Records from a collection
START

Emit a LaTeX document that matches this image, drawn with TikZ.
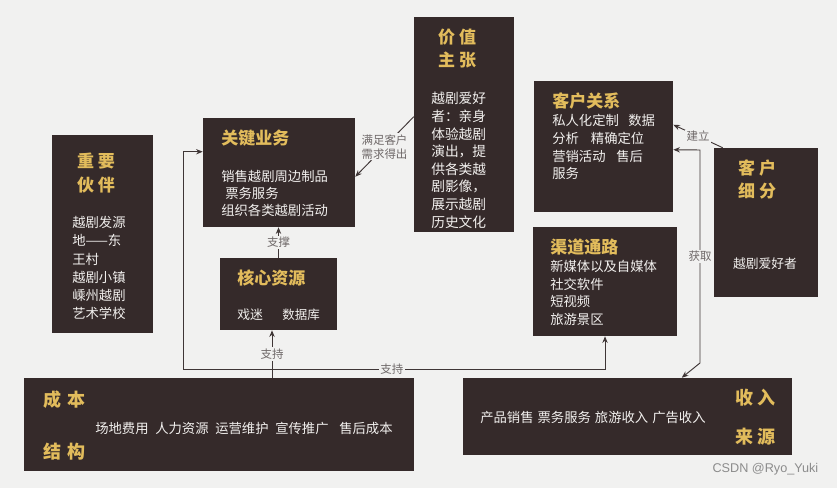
\documentclass[tikz,border=0pt]{standalone}
\usepackage{fontspec}
\setmainfont{Noto Sans CJK SC}
\newfontfamily\wmfont{Liberation Sans}
\usetikzlibrary{arrows.meta,fit,calc}
\definecolor{boxc}{HTML}{352A2A}
\definecolor{goldc}{HTML}{E2BC5C}
\definecolor{bodyc}{HTML}{F2F0EE}
\definecolor{linec}{HTML}{3F3636}
\definecolor{labc}{HTML}{6E6868}
\definecolor{bgc}{HTML}{F1F1F0}
\begin{document}
\begin{tikzpicture}[x=0.75pt,y=-0.75pt,
  box/.style={fill=boxc, draw=none, inner sep=0pt},
  ttl/.style={text=goldc, inner sep=0pt, font=\fontsize{12.75}{17.25}\selectfont\bfseries},
  bigttl/.style={text=goldc, inner sep=0pt, font=\fontsize{13.5}{16}\selectfont\bfseries},
  bodyt/.style={text=bodyc, inner sep=0pt, font=\fontsize{10}{13.3}\selectfont},
  conn/.style={draw=linec, line width=0.7pt},
  arr/.style={conn, -{Stealth[length=5pt,width=4pt]}},
  lab/.style={text=labc, fill=bgc, inner sep=1pt, font=\fontsize{8.6}{10.5}\selectfont}]
\fill[bgc] (0,0) rectangle (837,488);
\useasboundingbox (0,0) rectangle (837,488);

% boxes
\node[box, fit={(52,135)(153,333)}] (kp) {};
\node[box, fit={(203,118)(355,227)}] (ka) {};
\node[box, fit={(414,17)(514,232)}] (vp) {};
\node[box, fit={(534,81)(673,212)}] (cr) {};
\node[box, fit={(714,148)(818,297)}] (cs) {};
\node[box, fit={(533,227)(677,336)}] (ch) {};
\node[box, fit={(220,258)(337,330)}] (kr) {};
\node[box, fit={(24,378)(414,471)}] (cost) {};
\node[box, fit={(463,378)(792,455)}] (rev) {};

% 重要伙伴
\node[ttl, anchor=north, align=center, font=\fontsize{12.75}{18}\selectfont\bfseries] (kpt) at (96,153) {重\hspace{3pt}要\\伙\hspace{3pt}伴};
\node[bodyt, anchor=north west, align=left, font=\fontsize{10}{13.7}\selectfont] (kpb) at (72,216)
  {越剧发源\\地——东\\王村\\越剧小镇\\嵊州越剧\\艺术学校};

% 关键业务
\node[ttl, anchor=west] (kat) at (221,138) {关键业务};
\node[bodyt, anchor=north west, align=left, font=\fontsize{10}{12.75}\selectfont] (kab) at (221,170)
  {销售越剧周边制品\\\hspace*{3pt}票务服务\\组织各类越剧活动};

% 价值主张
\node[ttl, anchor=north, align=center] (vpt) at (457,29) {价\hspace{3pt}值\\主\hspace{3pt}张};
\node[bodyt, anchor=north west, align=left, font=\fontsize{10.3}{13.2}\selectfont] (vpb) at (431,92)
  {越剧爱好\\者：亲身\\体验越剧\\演出，提\\供各类越\\剧影像，\\展示越剧\\历史文化};

% 客户关系
\node[ttl, anchor=west] (crt) at (552,101) {客户关系};
\node[bodyt, anchor=north west, align=left] (crb) at (552,114)
  {私人化定制\hspace{7pt}数据\\分析\hspace{9pt}精确定位\\营销活动\hspace{8pt}售后\\服务};

% 客户细分
\node[ttl, anchor=north, align=center] (cst) at (757,159) {客\hspace{3pt}户\\细\hspace{3pt}分};
\node[bodyt, font=\fontsize{9.6}{12}\selectfont] (csb) at (765,264) {越剧爱好者};

% 渠道通路
\node[ttl, anchor=west] (cht) at (550,247) {渠道通路};
\node[bodyt, anchor=north west, align=left] (chb) at (550,260)
  {新媒体以及自媒体\\社交软件\\短视频\\旅游景区};

% 核心资源
\node[ttl, anchor=west] (krt) at (237,278) {核心资源};
\node[bodyt, anchor=west, font=\fontsize{9.6}{12}\selectfont] (krb1) at (237,315) {戏迷};
\node[bodyt, anchor=west, font=\fontsize{9.4}{12}\selectfont] (krb2) at (282,315) {数据库};

% 成本结构
\node[bigttl, anchor=west] (cot1) at (43,400) {成\hspace{5pt}本};
\node[bigttl, anchor=west] (cot2) at (43,452) {结\hspace{5pt}构};
\node[bodyt, anchor=west] (cob) at (95,428)
  {场地费用\hspace{5pt}人力资源\hspace{5pt}运营维护\hspace{5pt}宣传推广\hspace{8pt}售后成本};

% 收入来源
\node[bigttl, anchor=west] (rvt1) at (735,398) {收\hspace{3pt}入};
\node[bigttl, anchor=west] (rvt2) at (735,437) {来\hspace{3pt}源};
\node[bodyt, anchor=west] (rvb) at (480,417)
  {产品销售\hspace{3pt}票务服务\hspace{3pt}旅游收入\hspace{3pt}广告收入};

% connectors
\coordinate (jn) at (272,369);
\coordinate (lc) at (183,369);
\coordinate (kain) at ($(ka.north west)+(0,34)$);
\draw[arr] (cost.north -| jn) -- (kr.south -| jn) node[lab, midway] {支持};
\draw[arr] (kr.north) -- (kr.north |- ka.south) node[lab, midway] {支撑};
\draw[arr] (jn) -- (lc) |- (kain);
\draw[arr] (jn) -| (ch.south) node[lab, pos=0.18] {支持};

\coordinate (vpa) at ($(vp.north west)+(0,100)$);
\coordinate (kaa) at ($(ka.north east)+(0,59)$);
\draw[arr] (vpa) -- (kaa) node[lab, midway, align=center] {满足客户\\需求得出};

\coordinate (csa) at ($(cs.north west)+(9,0)$);
\coordinate (cra) at ($(cr.north east)+(0,44)$);
\draw[arr] (csa) -- (cra) node[lab, midway] {建立};

\coordinate (crg) at ($(cr.north east)+(0,69)$);
\coordinate (g1) at (700,150);
\coordinate (g2) at (700,363);
\coordinate (rvg) at ($(rev.north west)+(219,0)$);
\draw[conn, {Stealth[length=5pt,width=4pt]}-{Stealth[length=5pt,width=4pt]}] (crg) -- (g1) -- (g2) node[lab, midway] {获取} -- (rvg);

% watermark
\node[text=black!45, font=\wmfont\fontsize{9.5}{11}\selectfont, anchor=east] (wm) at (823,469) {CSDN @Ryo\_Yuki};
\end{tikzpicture}
\end{document}
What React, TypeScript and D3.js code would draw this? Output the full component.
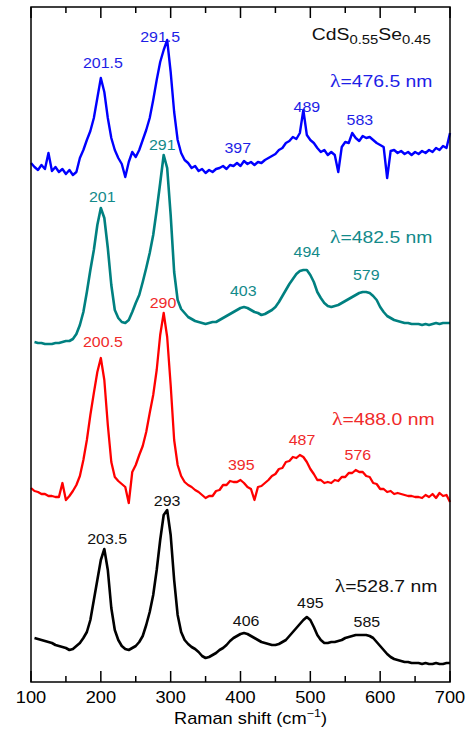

END

*Exercise brief*
Reproduce all the entries that precede this task, word for word, minus any pictures.

*Written answer*
Emit a LaTeX document that matches this image, drawn with TikZ.
\documentclass[tikz,border=0pt]{standalone}
\usepackage{fontspec}
\setmainfont{Noto Sans CJK SC}
\newfontfamily\wmfont{Liberation Sans}
\usetikzlibrary{arrows.meta,fit,calc}
\definecolor{boxc}{HTML}{352A2A}
\definecolor{goldc}{HTML}{E2BC5C}
\definecolor{bodyc}{HTML}{F2F0EE}
\definecolor{linec}{HTML}{3F3636}
\definecolor{labc}{HTML}{6E6868}
\definecolor{bgc}{HTML}{F1F1F0}
\begin{document}
\begin{tikzpicture}[x=0.75pt,y=-0.75pt,
  box/.style={fill=boxc, draw=none, inner sep=0pt},
  ttl/.style={text=goldc, inner sep=0pt, font=\fontsize{12.75}{17.25}\selectfont\bfseries},
  bigttl/.style={text=goldc, inner sep=0pt, font=\fontsize{13.5}{16}\selectfont\bfseries},
  bodyt/.style={text=bodyc, inner sep=0pt, font=\fontsize{10}{13.3}\selectfont},
  conn/.style={draw=linec, line width=0.7pt},
  arr/.style={conn, -{Stealth[length=5pt,width=4pt]}},
  lab/.style={text=labc, fill=bgc, inner sep=1pt, font=\fontsize{8.6}{10.5}\selectfont}]
\fill[bgc] (0,0) rectangle (837,488);
\useasboundingbox (0,0) rectangle (837,488);

% boxes
\node[box, fit={(52,135)(153,333)}] (kp) {};
\node[box, fit={(203,118)(355,227)}] (ka) {};
\node[box, fit={(414,17)(514,232)}] (vp) {};
\node[box, fit={(534,81)(673,212)}] (cr) {};
\node[box, fit={(714,148)(818,297)}] (cs) {};
\node[box, fit={(533,227)(677,336)}] (ch) {};
\node[box, fit={(220,258)(337,330)}] (kr) {};
\node[box, fit={(24,378)(414,471)}] (cost) {};
\node[box, fit={(463,378)(792,455)}] (rev) {};

% 重要伙伴
\node[ttl, anchor=north, align=center, font=\fontsize{12.75}{18}\selectfont\bfseries] (kpt) at (96,153) {重\hspace{3pt}要\\伙\hspace{3pt}伴};
\node[bodyt, anchor=north west, align=left, font=\fontsize{10}{13.7}\selectfont] (kpb) at (72,216)
  {越剧发源\\地——东\\王村\\越剧小镇\\嵊州越剧\\艺术学校};

% 关键业务
\node[ttl, anchor=west] (kat) at (221,138) {关键业务};
\node[bodyt, anchor=north west, align=left, font=\fontsize{10}{12.75}\selectfont] (kab) at (221,170)
  {销售越剧周边制品\\\hspace*{3pt}票务服务\\组织各类越剧活动};

% 价值主张
\node[ttl, anchor=north, align=center] (vpt) at (457,29) {价\hspace{3pt}值\\主\hspace{3pt}张};
\node[bodyt, anchor=north west, align=left, font=\fontsize{10.3}{13.2}\selectfont] (vpb) at (431,92)
  {越剧爱好\\者：亲身\\体验越剧\\演出，提\\供各类越\\剧影像，\\展示越剧\\历史文化};

% 客户关系
\node[ttl, anchor=west] (crt) at (552,101) {客户关系};
\node[bodyt, anchor=north west, align=left] (crb) at (552,114)
  {私人化定制\hspace{7pt}数据\\分析\hspace{9pt}精确定位\\营销活动\hspace{8pt}售后\\服务};

% 客户细分
\node[ttl, anchor=north, align=center] (cst) at (757,159) {客\hspace{3pt}户\\细\hspace{3pt}分};
\node[bodyt, font=\fontsize{9.6}{12}\selectfont] (csb) at (765,264) {越剧爱好者};

% 渠道通路
\node[ttl, anchor=west] (cht) at (550,247) {渠道通路};
\node[bodyt, anchor=north west, align=left] (chb) at (550,260)
  {新媒体以及自媒体\\社交软件\\短视频\\旅游景区};

% 核心资源
\node[ttl, anchor=west] (krt) at (237,278) {核心资源};
\node[bodyt, anchor=west, font=\fontsize{9.6}{12}\selectfont] (krb1) at (237,315) {戏迷};
\node[bodyt, anchor=west, font=\fontsize{9.4}{12}\selectfont] (krb2) at (282,315) {数据库};

% 成本结构
\node[bigttl, anchor=west] (cot1) at (43,400) {成\hspace{5pt}本};
\node[bigttl, anchor=west] (cot2) at (43,452) {结\hspace{5pt}构};
\node[bodyt, anchor=west] (cob) at (95,428)
  {场地费用\hspace{5pt}人力资源\hspace{5pt}运营维护\hspace{5pt}宣传推广\hspace{8pt}售后成本};

% 收入来源
\node[bigttl, anchor=west] (rvt1) at (735,398) {收\hspace{3pt}入};
\node[bigttl, anchor=west] (rvt2) at (735,437) {来\hspace{3pt}源};
\node[bodyt, anchor=west] (rvb) at (480,417)
  {产品销售\hspace{3pt}票务服务\hspace{3pt}旅游收入\hspace{3pt}广告收入};

% connectors
\coordinate (jn) at (272,369);
\coordinate (lc) at (183,369);
\coordinate (kain) at ($(ka.north west)+(0,34)$);
\draw[arr] (cost.north -| jn) -- (kr.south -| jn) node[lab, midway] {支持};
\draw[arr] (kr.north) -- (kr.north |- ka.south) node[lab, midway] {支撑};
\draw[arr] (jn) -- (lc) |- (kain);
\draw[arr] (jn) -| (ch.south) node[lab, pos=0.18] {支持};

\coordinate (vpa) at ($(vp.north west)+(0,100)$);
\coordinate (kaa) at ($(ka.north east)+(0,59)$);
\draw[arr] (vpa) -- (kaa) node[lab, midway, align=center] {满足客户\\需求得出};

\coordinate (csa) at ($(cs.north west)+(9,0)$);
\coordinate (cra) at ($(cr.north east)+(0,44)$);
\draw[arr] (csa) -- (cra) node[lab, midway] {建立};

\coordinate (crg) at ($(cr.north east)+(0,69)$);
\coordinate (g1) at (700,150);
\coordinate (g2) at (700,363);
\coordinate (rvg) at ($(rev.north west)+(219,0)$);
\draw[conn, {Stealth[length=5pt,width=4pt]}-{Stealth[length=5pt,width=4pt]}] (crg) -- (g1) -- (g2) node[lab, midway] {获取} -- (rvg);

% watermark
\node[text=black!45, font=\wmfont\fontsize{9.5}{11}\selectfont, anchor=east] (wm) at (823,469) {CSDN @Ryo\_Yuki};
\end{tikzpicture}
\end{document}
What React, TypeScript and D3.js code would draw this? Output the full component.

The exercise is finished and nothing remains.